O processo pelo qual esses instrumentos foram criados é muitas vezes misterioso e não obedece a critérios muito claros. Vários autores relatam que seus questionários foram "baseados" em outros instrumentos, principalmente os da Organização Mundial da Saúde,1,4,11 das Nações Unidas,1 do Instituto Nacional de Drogadição (NIDA),1 da Associação Americana de Psiquiatria,4 de outros centros estrangeiros,4 ou até "após consulta com profissionais de reconhecida experiência no campo".12 O recurso de copiar perguntas de outros instrumentos tem uma validade limitada,13 principalmente se a pesquisa for aplicada em culturas diferentes daquela em que o instrumento original foi criado. Além disso, poucos autores chegaram a testar seus instrumentos com amostras grandes, pacientes heterogêneos e usando princípios básicos de construção de questionários,14 como estudos piloto.6 A maioria dos estudos citados acima foi feita com amostras muito pequenas (por exemplo, menos de 26 pessoas)7,8,15 e com pacientes de apenas um só serviço.1-4,6,9,12,15
Outra crítica séria aos instrumentos já criados é que a maioria tem uma abrangência muito limitada, devido ao número pequeno de perguntas incluídas nos instrumentos de avaliação, que varia de 512 a 353. A maioria dos artigos nem relata quantas perguntas o instrumento tinha, mas os resultados apresentados sugerem que foram poucas.1,2,4,6,9,10
Tem sido uma tendência crescente para pesquisadores brasileiros, que trabalham na área de abuso de drogas, participarem de trabalhos multicêntricos e internacionais, nos quais o uso de instrumentos padronizados é um requisito.5,7 Embora essa tendência seja recomendável, pois possibilita a produção de resultados mais confiáveis e mais fáceis de serem comparados com outros trabalhos, a grande desvantagem é que os instrumentos geralmente são criados em outros países, com culturas bem diferentes da brasileira, sendo depois, simplesmente, traduzidos para o português.

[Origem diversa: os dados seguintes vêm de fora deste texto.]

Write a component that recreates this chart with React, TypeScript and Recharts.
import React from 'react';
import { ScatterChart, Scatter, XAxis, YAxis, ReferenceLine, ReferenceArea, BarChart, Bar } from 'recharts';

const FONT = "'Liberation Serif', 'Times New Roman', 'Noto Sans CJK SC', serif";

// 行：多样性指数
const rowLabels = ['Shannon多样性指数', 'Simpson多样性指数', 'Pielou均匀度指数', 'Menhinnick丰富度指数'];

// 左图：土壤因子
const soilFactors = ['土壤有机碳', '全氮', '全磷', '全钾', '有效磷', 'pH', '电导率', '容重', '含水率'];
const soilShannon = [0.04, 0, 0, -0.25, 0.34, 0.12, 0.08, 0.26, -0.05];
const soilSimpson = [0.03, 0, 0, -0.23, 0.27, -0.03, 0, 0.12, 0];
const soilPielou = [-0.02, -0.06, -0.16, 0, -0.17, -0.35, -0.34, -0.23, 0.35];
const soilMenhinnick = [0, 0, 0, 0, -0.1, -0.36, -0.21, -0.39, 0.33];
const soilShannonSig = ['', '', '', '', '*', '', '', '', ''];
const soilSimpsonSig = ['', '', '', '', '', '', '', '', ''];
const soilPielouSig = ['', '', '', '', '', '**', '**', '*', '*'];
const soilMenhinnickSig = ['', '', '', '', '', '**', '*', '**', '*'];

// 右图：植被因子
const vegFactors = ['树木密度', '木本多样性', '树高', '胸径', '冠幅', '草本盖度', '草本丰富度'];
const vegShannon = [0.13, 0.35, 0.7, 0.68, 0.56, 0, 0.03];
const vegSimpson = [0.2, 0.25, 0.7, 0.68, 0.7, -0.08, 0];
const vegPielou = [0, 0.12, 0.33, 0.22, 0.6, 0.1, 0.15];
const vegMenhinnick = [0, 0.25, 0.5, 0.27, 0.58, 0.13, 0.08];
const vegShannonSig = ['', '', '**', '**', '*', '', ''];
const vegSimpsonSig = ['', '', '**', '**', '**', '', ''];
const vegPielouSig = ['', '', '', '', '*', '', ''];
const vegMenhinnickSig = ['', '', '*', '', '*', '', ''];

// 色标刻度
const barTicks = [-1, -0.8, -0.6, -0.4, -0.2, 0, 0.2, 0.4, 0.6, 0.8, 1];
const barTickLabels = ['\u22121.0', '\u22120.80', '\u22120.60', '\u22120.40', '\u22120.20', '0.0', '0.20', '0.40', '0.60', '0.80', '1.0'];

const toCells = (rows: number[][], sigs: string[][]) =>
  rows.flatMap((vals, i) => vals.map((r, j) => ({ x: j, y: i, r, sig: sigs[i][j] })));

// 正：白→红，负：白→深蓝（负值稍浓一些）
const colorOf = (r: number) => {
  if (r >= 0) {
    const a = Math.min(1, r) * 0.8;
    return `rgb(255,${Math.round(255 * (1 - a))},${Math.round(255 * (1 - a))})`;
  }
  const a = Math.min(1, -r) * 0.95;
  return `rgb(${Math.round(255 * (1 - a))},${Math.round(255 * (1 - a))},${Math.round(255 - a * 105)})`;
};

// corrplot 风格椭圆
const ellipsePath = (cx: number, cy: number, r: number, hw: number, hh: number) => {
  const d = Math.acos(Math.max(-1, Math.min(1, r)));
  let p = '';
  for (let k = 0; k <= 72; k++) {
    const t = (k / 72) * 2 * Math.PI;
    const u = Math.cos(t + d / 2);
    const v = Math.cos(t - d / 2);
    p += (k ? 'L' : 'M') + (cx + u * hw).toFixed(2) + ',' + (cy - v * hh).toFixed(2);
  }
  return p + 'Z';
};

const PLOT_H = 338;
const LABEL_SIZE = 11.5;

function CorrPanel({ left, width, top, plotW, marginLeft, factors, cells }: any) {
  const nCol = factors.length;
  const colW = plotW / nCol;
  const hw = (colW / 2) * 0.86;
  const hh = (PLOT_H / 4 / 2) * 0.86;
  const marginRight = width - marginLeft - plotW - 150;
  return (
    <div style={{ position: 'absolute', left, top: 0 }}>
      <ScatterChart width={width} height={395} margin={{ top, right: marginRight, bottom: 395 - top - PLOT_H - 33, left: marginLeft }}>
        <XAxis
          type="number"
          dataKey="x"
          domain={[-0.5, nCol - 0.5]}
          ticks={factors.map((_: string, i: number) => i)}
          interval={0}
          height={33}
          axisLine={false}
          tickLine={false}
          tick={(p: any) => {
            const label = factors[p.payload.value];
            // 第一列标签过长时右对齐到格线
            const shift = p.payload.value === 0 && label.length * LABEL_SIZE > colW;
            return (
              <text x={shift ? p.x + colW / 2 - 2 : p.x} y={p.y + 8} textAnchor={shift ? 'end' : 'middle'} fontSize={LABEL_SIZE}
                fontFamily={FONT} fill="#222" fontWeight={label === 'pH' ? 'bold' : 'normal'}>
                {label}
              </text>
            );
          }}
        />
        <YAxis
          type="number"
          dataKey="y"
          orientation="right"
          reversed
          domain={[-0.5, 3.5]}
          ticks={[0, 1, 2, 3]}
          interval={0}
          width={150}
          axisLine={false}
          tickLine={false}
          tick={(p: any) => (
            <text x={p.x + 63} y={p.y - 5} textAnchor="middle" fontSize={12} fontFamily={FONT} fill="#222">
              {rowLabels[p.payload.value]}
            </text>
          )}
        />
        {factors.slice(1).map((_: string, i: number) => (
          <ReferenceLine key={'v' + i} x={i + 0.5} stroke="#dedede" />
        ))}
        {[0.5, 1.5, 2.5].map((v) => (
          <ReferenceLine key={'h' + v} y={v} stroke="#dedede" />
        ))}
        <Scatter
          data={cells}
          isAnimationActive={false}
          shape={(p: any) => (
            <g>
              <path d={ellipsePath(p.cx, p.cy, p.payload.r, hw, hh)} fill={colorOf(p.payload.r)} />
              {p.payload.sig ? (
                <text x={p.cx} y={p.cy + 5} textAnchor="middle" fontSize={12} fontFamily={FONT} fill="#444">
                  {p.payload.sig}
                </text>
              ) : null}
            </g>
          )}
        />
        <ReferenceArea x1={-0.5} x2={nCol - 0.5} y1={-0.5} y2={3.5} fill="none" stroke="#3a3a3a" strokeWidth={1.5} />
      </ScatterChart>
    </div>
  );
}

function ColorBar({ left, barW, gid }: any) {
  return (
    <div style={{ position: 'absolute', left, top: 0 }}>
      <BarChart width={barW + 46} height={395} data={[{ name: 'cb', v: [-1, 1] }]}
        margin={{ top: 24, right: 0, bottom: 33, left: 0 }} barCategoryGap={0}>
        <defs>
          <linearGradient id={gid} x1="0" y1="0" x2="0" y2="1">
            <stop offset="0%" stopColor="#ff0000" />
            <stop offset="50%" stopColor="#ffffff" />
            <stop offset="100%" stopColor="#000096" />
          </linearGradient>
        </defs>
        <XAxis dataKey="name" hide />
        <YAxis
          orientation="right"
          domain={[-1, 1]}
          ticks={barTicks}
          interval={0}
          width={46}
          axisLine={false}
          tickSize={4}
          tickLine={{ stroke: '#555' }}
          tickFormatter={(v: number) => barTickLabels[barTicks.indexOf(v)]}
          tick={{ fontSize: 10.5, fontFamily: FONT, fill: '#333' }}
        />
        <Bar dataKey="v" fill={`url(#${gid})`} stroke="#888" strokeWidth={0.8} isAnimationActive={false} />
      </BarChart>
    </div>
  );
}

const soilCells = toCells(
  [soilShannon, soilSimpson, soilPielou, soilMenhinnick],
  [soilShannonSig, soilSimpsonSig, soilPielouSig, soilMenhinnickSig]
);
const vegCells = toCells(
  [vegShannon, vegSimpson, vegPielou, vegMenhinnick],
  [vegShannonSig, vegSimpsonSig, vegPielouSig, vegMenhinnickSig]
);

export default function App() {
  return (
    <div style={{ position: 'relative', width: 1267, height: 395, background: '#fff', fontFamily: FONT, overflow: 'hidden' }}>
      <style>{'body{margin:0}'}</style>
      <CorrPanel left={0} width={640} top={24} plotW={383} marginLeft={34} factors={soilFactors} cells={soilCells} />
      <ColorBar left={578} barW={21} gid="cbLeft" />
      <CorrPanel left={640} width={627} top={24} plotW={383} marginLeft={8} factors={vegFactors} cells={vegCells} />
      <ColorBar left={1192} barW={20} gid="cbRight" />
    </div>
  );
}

Muitos questionários estrangeiros usados nessa área contêm perguntas com pouca relevância à realidade brasileira. Questionários norte-americanos ou europeus, por exemplo, geralmente incluem muitas perguntas sobre o uso de heroína e de metadona, drogas com baixa disponibilidade e até desconhecidas na maior parte do Brasil. Às vezes são feitas questões sobre atividades que não há conhecimento se acontecem no país, como pessoas injetando drogas em "shooting galleries" (lugares onde o usuário aluga seringas para injetar sua droga) ou o uso de "speedballs" (cocaína misturada com heroína para injetar).
Há a necessidade de criação de uma entrevista estruturada para avaliar a história de uso de drogas e os comportamentos de risco para a transmissão do vírus HIV em nosso meio, podendo ser utilizada para investigar os hábitos de usuários de drogas brasileiros e levando em consideração a cultura brasileira. O objetivo dessa pesquisa foi criar tal instrumento para ser usado com usuários de cocaína e crack, as drogas ilícitas que mais levam pacientes a buscar tratamento nos serviços de atendimento especializado no Brasil. Este trabalho relata o processo de desenvolver um instrumento, mas não é um estudo de confiabilidade nem de validade; esses aspectos do instrumento serão abordados em futuros trabalhos.